If a solar array will be “minimally visible” from a public way, an applicant could seek just an administrative approval from the city planning staff rather than the full HDC, according to the proposed amendment.

Commission member Larry Booz called that proposed change “a fundamental difference” to what exists now.

It would end up, he said, “saving a lot of people from having to come into the HDC for approval.”

“That’s huge and I think that was something that was missed at our last meeting by a couple of people,” he stated during Wednesday’s meeting.

Booz, without naming names, suggested “two of us are sitting here playing politics, and it’s not about politics, its about approving language.”

“This is a huge change, it’s just not the change that two of us may want, saying we’re going to let them everywhere,” he said. “The HDC does have a function unless the council chooses to remove it.”

Commission member Martin Ryan said he liked the proposed changes.

“For me personally it’s a huge move,” Ryan said. “Because if it were up to me and I were looking at this from a purely preservationist view, I would think no panels should be ever in the historic district at all, because of the nature of the panel.”

But he understands that “people want them” and “believe that they make a difference.

“I think this is a huge concession, and I’d be willing to get behind this,” he said. “I don’t like the language but I can swallow hard and accept it.”

He addressed the sustainability goals of the city, calling them “wonderful,” “fantastic” and “great.”

But he pointed to city properties “where we could put fields of solar panels.”

“What do we focus on, the historic district … our precious heritage, we’re focused on that, seriously,” Ryan said.

Ryan maintained that the city could preserve the historic district “and still be vey sustainable.”

“Let’s do it without flushing our historic architecture out the window because that’s what I’m seeing,” Ryan said.

Historic District Commission Chair Reagan Ruedig believes the HDC can balance the effort to install solar arrays in Portsmouth's historic district with preservation.

HDC Chair Reagan Ruedig acknowledged that in the amendment it might be necessary to better define the term “minimally visible.”

She also on several occasions tried to get the board to focus on the proposed amendment, rather than larger issues.

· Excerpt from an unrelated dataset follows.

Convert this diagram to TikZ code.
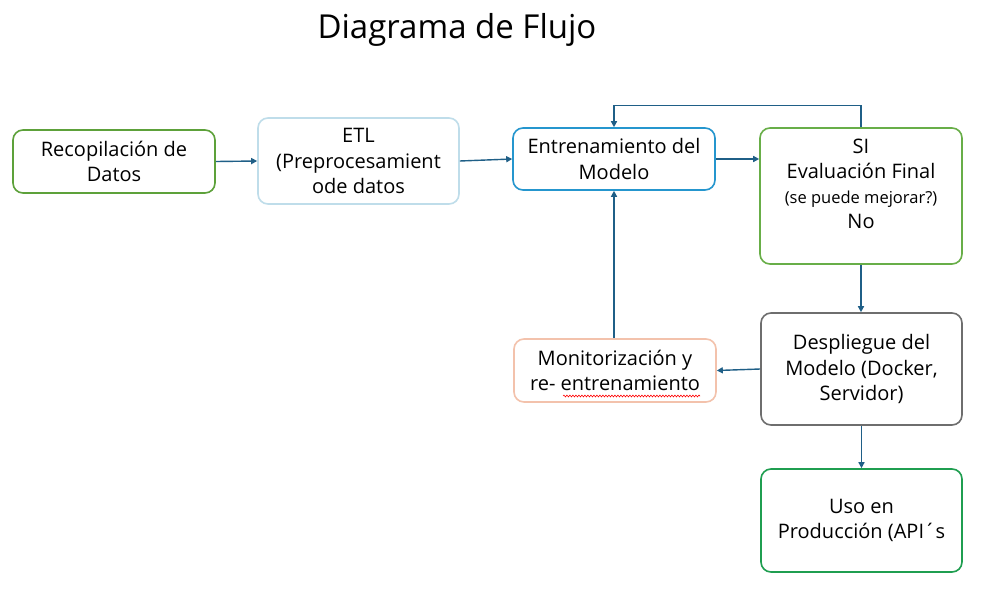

“We want to look at it comprehensively, and we want to come together and put something in the ordinance that we have here, that makes it easy for an applicant to meet these criteria,” she said.

She added later that “nobody’s going to get exactly what they want out of this, we are all going to have to find compromise.”

The HDC didn’t take a formal vote on the draft amendment because it was a workshop meeting. The members agreed to send any other proposed changes to Ruedig to consider.